Eldritch Texts in Cthulhu Awakens
As we noted in our update about powers and eldritch workings, anyone can “cast a spell” in Cthulhu Awakens as long as they have a text to work from that contains the proper instructions rendered in a language they can understand. This of course leads us to the question of what these references are, and how they’re presented in the game.
Each text’s description passes on the following information.
Content and Effects: A general description of the text’s contents, followed by any special effects they may have.
Decipher: Ability tests and any other conditions required to understand the text.
Praxes and Workings: Eldritch workings—the “spells” of Cthulhu Awakens—are divided into categories called praxes. Each praxis is a bundle of workings with related effects so that, for example, Geometry is the praxis of manipulating spacetime.
Alienation Test: Studying a text deeply is potentially disturbing and may trigger a test to avoid the effects of Alienation: how the Mythos alters minds who witness its phenomena.
The following example lays out this information about itself. Yes, the Necronomicon is covered, though the entry is too long for an update.
Euler Manuscript of Esoteric Mathematics
Beautifully bound in red leather and inked on cotton parchment, this manuscript holds the lesser-known mathematical musings of 18th Century Swiss polymath Leonhard Euler. The only copy now sits in a forgotten storage room at Miskatonic University’s school of Physics, though MU’s librarians are aware that it was lost somewhere on campus in the 1890s. They have not entirely forgotten to keep an eye out for it. Euler’s contemporaries described its contents as “perverse theology,” and implied it was an attempt to solve physical and metaphysical questions with the same pragmatism Euler devised to his other mathematical work—and that its conclusions were abhorrent to science and faith.
Content and Effects: The Euler Manuscript contains graphs, calculations, and beautiful, full-color illustrations of mathematical theories involving the movement of the universe. Using a series of superficially simple formulae, Euler further claims the nature of the universe must parallel the nature of God—or whatever entity is constructed from first principles, which takes God’s place. Subsequent calculations show that the cosmos is simultaneously moving and unmoving, and in attaining greater self-organization only intensifies its eventual breakdown into chaos. Time only exists as a flaw in human perception designed to ignore these contradictions, and any Creator could only have set things in motion to enjoy their destruction. Nihilism is nothing new, but nihilism backed by rigorous math is another thing entirely.
As a result, upon first deciphering the Euler Manuscript, the reader must make a TN 13 Willpower (Faith) test or suffer one level of the Fatigued Condition.
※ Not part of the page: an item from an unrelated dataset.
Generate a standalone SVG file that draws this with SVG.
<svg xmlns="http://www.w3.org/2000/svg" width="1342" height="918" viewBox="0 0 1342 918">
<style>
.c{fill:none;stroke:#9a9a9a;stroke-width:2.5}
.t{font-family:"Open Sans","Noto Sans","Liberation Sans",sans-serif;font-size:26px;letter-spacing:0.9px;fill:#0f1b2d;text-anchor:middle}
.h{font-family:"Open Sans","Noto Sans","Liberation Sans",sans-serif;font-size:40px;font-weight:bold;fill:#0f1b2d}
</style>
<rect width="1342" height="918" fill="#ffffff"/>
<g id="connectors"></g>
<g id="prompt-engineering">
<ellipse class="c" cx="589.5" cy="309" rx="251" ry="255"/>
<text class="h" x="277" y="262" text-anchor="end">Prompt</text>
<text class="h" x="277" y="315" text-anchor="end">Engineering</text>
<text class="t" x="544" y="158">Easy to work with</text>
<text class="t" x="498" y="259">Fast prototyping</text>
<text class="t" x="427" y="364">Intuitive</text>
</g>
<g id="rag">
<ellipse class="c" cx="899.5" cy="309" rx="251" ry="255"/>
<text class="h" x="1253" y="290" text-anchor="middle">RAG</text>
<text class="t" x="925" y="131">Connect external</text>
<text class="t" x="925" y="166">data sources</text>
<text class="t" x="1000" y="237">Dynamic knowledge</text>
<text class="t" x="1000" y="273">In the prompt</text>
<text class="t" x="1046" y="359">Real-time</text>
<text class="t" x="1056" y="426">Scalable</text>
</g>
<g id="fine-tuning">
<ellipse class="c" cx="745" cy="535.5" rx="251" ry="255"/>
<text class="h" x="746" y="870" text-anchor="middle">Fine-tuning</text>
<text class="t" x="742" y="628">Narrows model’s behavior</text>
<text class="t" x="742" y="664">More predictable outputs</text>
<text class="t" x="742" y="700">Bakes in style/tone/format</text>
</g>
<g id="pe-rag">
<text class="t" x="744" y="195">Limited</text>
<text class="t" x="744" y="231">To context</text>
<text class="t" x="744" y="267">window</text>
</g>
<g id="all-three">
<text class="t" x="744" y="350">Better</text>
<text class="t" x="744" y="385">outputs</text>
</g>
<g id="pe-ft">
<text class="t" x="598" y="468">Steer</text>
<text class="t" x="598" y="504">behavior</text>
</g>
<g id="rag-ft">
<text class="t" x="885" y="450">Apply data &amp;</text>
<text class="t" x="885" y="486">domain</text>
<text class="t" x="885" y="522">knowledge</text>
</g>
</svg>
Furthermore, casting from the text reminds the reader that the cosmos is meaningless, prompting the test each time the Euler Manuscript is used for this purpose.
Decipher: The reader must succeed at a TN 13 Intelligence (Mathematics) test.
Praxes and Workings: Geometry (angular travel, counter geometry, hyperbolic rotation), Outsiders (intrusion, outsider correspondence)
Alienation Test: Phenomena, TN 14, when studying praxes from the text.